(INFORMATION SHOWN):
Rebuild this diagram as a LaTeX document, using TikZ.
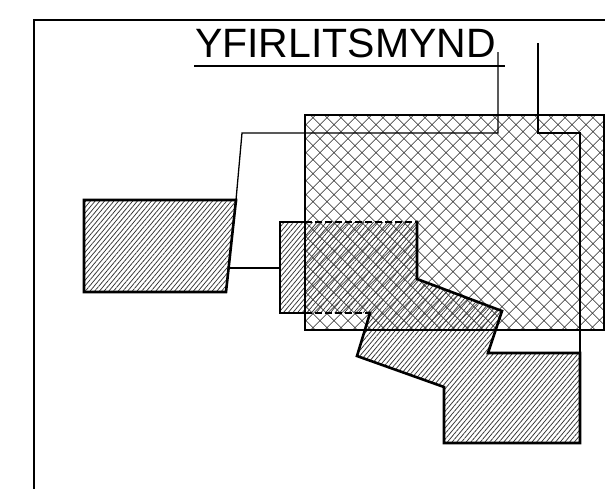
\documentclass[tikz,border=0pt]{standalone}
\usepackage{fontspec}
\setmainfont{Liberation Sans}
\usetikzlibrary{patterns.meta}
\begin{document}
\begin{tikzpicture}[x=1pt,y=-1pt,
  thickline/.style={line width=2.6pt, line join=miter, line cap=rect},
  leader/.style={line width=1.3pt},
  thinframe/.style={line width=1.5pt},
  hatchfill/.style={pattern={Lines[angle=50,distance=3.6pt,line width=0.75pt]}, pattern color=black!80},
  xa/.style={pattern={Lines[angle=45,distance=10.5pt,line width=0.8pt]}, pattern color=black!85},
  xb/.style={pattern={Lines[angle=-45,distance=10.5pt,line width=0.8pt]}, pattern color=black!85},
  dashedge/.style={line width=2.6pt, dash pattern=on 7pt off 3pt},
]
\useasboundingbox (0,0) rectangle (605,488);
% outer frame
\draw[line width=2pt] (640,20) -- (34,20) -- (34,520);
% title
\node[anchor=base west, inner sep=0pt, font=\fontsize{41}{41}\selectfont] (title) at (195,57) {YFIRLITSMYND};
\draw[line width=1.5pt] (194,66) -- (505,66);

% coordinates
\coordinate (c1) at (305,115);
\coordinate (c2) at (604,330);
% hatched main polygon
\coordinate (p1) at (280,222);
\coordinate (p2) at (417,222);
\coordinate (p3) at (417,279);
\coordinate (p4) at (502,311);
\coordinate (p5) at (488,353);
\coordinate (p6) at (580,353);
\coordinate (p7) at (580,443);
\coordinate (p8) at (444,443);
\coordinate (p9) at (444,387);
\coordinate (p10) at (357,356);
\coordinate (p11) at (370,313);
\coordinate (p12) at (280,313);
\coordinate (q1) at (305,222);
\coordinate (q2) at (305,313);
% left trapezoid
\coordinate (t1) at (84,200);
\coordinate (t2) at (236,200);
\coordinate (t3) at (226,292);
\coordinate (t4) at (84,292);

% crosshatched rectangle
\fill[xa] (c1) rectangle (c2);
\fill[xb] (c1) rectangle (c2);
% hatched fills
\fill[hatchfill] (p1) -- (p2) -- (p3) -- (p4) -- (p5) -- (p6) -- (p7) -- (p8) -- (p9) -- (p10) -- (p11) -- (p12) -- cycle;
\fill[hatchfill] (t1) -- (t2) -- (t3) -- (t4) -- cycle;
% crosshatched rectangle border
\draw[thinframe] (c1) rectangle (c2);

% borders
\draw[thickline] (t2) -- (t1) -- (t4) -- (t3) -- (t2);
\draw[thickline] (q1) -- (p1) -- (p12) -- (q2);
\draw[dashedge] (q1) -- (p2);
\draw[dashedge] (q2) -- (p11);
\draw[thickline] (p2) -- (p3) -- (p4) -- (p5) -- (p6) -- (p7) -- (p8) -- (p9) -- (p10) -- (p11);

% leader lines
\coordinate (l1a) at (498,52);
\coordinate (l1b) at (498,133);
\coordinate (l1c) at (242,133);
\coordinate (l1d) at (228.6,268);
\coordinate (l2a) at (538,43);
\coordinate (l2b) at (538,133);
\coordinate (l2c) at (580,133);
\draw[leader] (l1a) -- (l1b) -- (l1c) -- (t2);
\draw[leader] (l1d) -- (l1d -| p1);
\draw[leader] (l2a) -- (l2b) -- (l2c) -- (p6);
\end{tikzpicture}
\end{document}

(TASK STATEMENT): Omit the pictures, then output the rest of the listing exactly.

(TASK OUTPUT):
Rebuild this diagram as a LaTeX document, using TikZ.
\documentclass[tikz,border=0pt]{standalone}
\usepackage{fontspec}
\setmainfont{Liberation Sans}
\usetikzlibrary{patterns.meta}
\begin{document}
\begin{tikzpicture}[x=1pt,y=-1pt,
  thickline/.style={line width=2.6pt, line join=miter, line cap=rect},
  leader/.style={line width=1.3pt},
  thinframe/.style={line width=1.5pt},
  hatchfill/.style={pattern={Lines[angle=50,distance=3.6pt,line width=0.75pt]}, pattern color=black!80},
  xa/.style={pattern={Lines[angle=45,distance=10.5pt,line width=0.8pt]}, pattern color=black!85},
  xb/.style={pattern={Lines[angle=-45,distance=10.5pt,line width=0.8pt]}, pattern color=black!85},
  dashedge/.style={line width=2.6pt, dash pattern=on 7pt off 3pt},
]
\useasboundingbox (0,0) rectangle (605,488);
% outer frame
\draw[line width=2pt] (640,20) -- (34,20) -- (34,520);
% title
\node[anchor=base west, inner sep=0pt, font=\fontsize{41}{41}\selectfont] (title) at (195,57) {YFIRLITSMYND};
\draw[line width=1.5pt] (194,66) -- (505,66);

% coordinates
\coordinate (c1) at (305,115);
\coordinate (c2) at (604,330);
% hatched main polygon
\coordinate (p1) at (280,222);
\coordinate (p2) at (417,222);
\coordinate (p3) at (417,279);
\coordinate (p4) at (502,311);
\coordinate (p5) at (488,353);
\coordinate (p6) at (580,353);
\coordinate (p7) at (580,443);
\coordinate (p8) at (444,443);
\coordinate (p9) at (444,387);
\coordinate (p10) at (357,356);
\coordinate (p11) at (370,313);
\coordinate (p12) at (280,313);
\coordinate (q1) at (305,222);
\coordinate (q2) at (305,313);
% left trapezoid
\coordinate (t1) at (84,200);
\coordinate (t2) at (236,200);
\coordinate (t3) at (226,292);
\coordinate (t4) at (84,292);

% crosshatched rectangle
\fill[xa] (c1) rectangle (c2);
\fill[xb] (c1) rectangle (c2);
% hatched fills
\fill[hatchfill] (p1) -- (p2) -- (p3) -- (p4) -- (p5) -- (p6) -- (p7) -- (p8) -- (p9) -- (p10) -- (p11) -- (p12) -- cycle;
\fill[hatchfill] (t1) -- (t2) -- (t3) -- (t4) -- cycle;
% crosshatched rectangle border
\draw[thinframe] (c1) rectangle (c2);

% borders
\draw[thickline] (t2) -- (t1) -- (t4) -- (t3) -- (t2);
\draw[thickline] (q1) -- (p1) -- (p12) -- (q2);
\draw[dashedge] (q1) -- (p2);
\draw[dashedge] (q2) -- (p11);
\draw[thickline] (p2) -- (p3) -- (p4) -- (p5) -- (p6) -- (p7) -- (p8) -- (p9) -- (p10) -- (p11);

% leader lines
\coordinate (l1a) at (498,52);
\coordinate (l1b) at (498,133);
\coordinate (l1c) at (242,133);
\coordinate (l1d) at (228.6,268);
\coordinate (l2a) at (538,43);
\coordinate (l2b) at (538,133);
\coordinate (l2c) at (580,133);
\draw[leader] (l1a) -- (l1b) -- (l1c) -- (t2);
\draw[leader] (l1d) -- (l1d -| p1);
\draw[leader] (l2a) -- (l2b) -- (l2c) -- (p6);
\end{tikzpicture}
\end{document}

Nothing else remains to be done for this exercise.